» WHAT THIS TASK INVOLVES
Write the lines out again, from the top of the material to the line containing "247, 249, 250, 251, 253, 254];", pictures excluded.

» DATA BLOCK
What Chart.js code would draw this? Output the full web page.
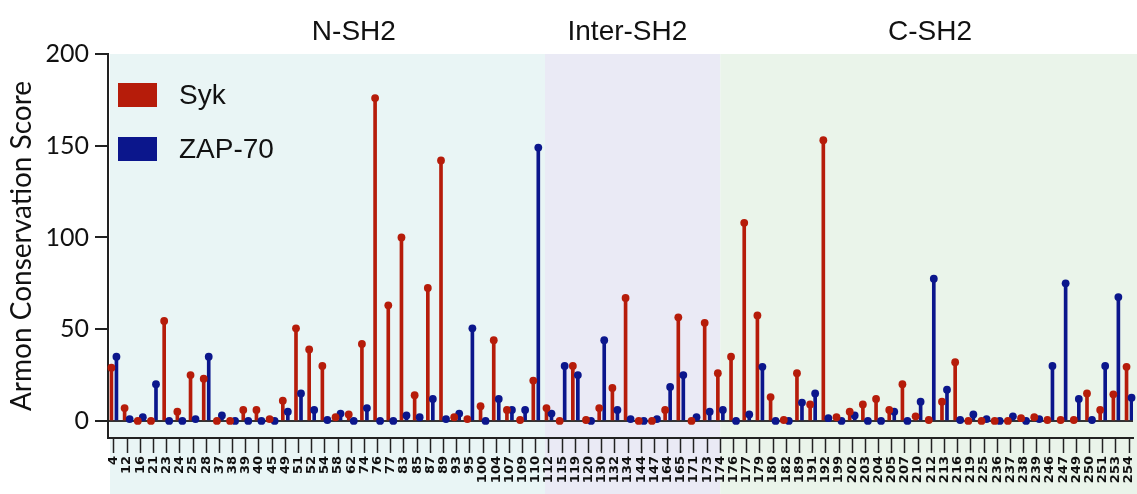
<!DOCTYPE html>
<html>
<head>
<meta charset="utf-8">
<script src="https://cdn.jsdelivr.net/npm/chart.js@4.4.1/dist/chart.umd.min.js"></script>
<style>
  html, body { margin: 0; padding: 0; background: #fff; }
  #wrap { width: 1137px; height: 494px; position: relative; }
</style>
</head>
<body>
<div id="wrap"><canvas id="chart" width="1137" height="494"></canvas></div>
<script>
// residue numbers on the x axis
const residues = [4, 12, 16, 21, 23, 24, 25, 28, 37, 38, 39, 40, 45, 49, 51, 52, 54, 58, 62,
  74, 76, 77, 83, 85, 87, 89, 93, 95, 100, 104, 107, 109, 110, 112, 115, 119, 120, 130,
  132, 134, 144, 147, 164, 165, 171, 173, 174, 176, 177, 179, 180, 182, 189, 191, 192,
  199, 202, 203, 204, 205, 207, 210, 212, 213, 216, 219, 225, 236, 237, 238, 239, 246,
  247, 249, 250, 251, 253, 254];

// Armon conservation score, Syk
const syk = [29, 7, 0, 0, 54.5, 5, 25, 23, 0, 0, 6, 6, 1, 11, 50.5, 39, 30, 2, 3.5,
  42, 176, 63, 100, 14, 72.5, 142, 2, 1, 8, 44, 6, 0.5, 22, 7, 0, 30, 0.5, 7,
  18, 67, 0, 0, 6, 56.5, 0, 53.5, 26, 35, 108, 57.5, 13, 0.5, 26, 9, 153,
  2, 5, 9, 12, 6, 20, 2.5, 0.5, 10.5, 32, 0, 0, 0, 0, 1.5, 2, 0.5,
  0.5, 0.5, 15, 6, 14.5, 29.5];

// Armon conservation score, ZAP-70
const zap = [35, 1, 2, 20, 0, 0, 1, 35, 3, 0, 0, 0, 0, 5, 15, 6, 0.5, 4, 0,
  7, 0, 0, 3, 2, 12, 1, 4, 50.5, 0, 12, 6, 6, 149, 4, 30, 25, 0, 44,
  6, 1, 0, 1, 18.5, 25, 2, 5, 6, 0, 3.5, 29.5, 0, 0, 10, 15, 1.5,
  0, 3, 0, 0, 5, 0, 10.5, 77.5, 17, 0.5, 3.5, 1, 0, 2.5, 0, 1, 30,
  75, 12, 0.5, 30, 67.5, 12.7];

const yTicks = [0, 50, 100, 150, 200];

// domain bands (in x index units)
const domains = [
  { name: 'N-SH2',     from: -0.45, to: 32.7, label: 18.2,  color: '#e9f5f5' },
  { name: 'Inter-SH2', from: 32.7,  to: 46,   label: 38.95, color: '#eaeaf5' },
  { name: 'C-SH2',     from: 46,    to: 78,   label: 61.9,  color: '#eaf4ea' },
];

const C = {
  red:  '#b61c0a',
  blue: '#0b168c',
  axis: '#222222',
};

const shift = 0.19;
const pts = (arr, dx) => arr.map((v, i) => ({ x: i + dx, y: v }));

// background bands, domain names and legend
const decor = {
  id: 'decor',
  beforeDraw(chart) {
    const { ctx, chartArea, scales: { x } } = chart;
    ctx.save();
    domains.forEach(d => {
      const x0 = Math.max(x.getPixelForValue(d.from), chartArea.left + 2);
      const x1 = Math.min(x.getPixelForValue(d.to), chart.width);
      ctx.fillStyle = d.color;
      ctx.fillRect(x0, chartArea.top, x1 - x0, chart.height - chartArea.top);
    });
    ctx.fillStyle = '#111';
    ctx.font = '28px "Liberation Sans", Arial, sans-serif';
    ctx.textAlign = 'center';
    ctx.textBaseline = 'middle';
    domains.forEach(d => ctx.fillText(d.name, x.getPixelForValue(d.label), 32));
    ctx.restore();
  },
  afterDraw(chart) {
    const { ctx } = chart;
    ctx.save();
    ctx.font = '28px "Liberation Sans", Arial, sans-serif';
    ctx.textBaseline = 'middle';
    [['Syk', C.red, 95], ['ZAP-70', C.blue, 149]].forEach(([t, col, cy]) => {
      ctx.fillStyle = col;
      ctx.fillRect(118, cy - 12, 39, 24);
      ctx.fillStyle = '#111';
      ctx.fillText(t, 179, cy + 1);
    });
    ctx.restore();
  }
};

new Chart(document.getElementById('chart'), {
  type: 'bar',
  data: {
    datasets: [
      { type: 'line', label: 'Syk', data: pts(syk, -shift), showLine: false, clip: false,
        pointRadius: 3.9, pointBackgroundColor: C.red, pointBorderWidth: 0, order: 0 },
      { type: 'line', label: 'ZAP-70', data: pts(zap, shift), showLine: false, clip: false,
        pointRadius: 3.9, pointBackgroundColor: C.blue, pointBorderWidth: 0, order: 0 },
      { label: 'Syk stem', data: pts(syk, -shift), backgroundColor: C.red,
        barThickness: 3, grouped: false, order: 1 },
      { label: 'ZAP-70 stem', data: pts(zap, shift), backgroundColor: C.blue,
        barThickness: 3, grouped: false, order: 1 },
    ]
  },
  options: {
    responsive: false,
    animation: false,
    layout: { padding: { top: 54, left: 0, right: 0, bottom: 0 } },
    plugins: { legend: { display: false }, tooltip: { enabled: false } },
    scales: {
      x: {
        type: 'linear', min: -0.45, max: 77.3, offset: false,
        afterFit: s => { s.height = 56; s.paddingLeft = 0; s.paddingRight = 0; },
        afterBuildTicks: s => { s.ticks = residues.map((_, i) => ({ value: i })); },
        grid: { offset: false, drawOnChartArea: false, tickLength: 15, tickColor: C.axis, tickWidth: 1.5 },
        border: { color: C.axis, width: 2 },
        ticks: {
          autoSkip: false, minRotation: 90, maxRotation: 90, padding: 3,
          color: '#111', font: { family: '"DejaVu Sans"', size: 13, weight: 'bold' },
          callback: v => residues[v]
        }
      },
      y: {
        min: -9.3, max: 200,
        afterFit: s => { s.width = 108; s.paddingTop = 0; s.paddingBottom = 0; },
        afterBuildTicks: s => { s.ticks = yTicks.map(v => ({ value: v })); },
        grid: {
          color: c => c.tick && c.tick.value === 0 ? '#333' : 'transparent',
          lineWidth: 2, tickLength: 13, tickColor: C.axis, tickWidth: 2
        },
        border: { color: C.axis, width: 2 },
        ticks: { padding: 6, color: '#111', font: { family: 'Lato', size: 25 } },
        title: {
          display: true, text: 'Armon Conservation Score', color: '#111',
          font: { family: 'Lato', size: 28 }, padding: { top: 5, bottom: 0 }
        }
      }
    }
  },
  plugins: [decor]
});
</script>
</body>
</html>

» ANSWER
What Chart.js code would draw this? Output the full web page.
<!DOCTYPE html>
<html>
<head>
<meta charset="utf-8">
<script src="https://cdn.jsdelivr.net/npm/chart.js@4.4.1/dist/chart.umd.min.js"></script>
<style>
  html, body { margin: 0; padding: 0; background: #fff; }
  #wrap { width: 1137px; height: 494px; position: relative; }
</style>
</head>
<body>
<div id="wrap"><canvas id="chart" width="1137" height="494"></canvas></div>
<script>
// residue numbers on the x axis
const residues = [4, 12, 16, 21, 23, 24, 25, 28, 37, 38, 39, 40, 45, 49, 51, 52, 54, 58, 62,
  74, 76, 77, 83, 85, 87, 89, 93, 95, 100, 104, 107, 109, 110, 112, 115, 119, 120, 130,
  132, 134, 144, 147, 164, 165, 171, 173, 174, 176, 177, 179, 180, 182, 189, 191, 192,
  199, 202, 203, 204, 205, 207, 210, 212, 213, 216, 219, 225, 236, 237, 238, 239, 246,
  247, 249, 250, 251, 253, 254];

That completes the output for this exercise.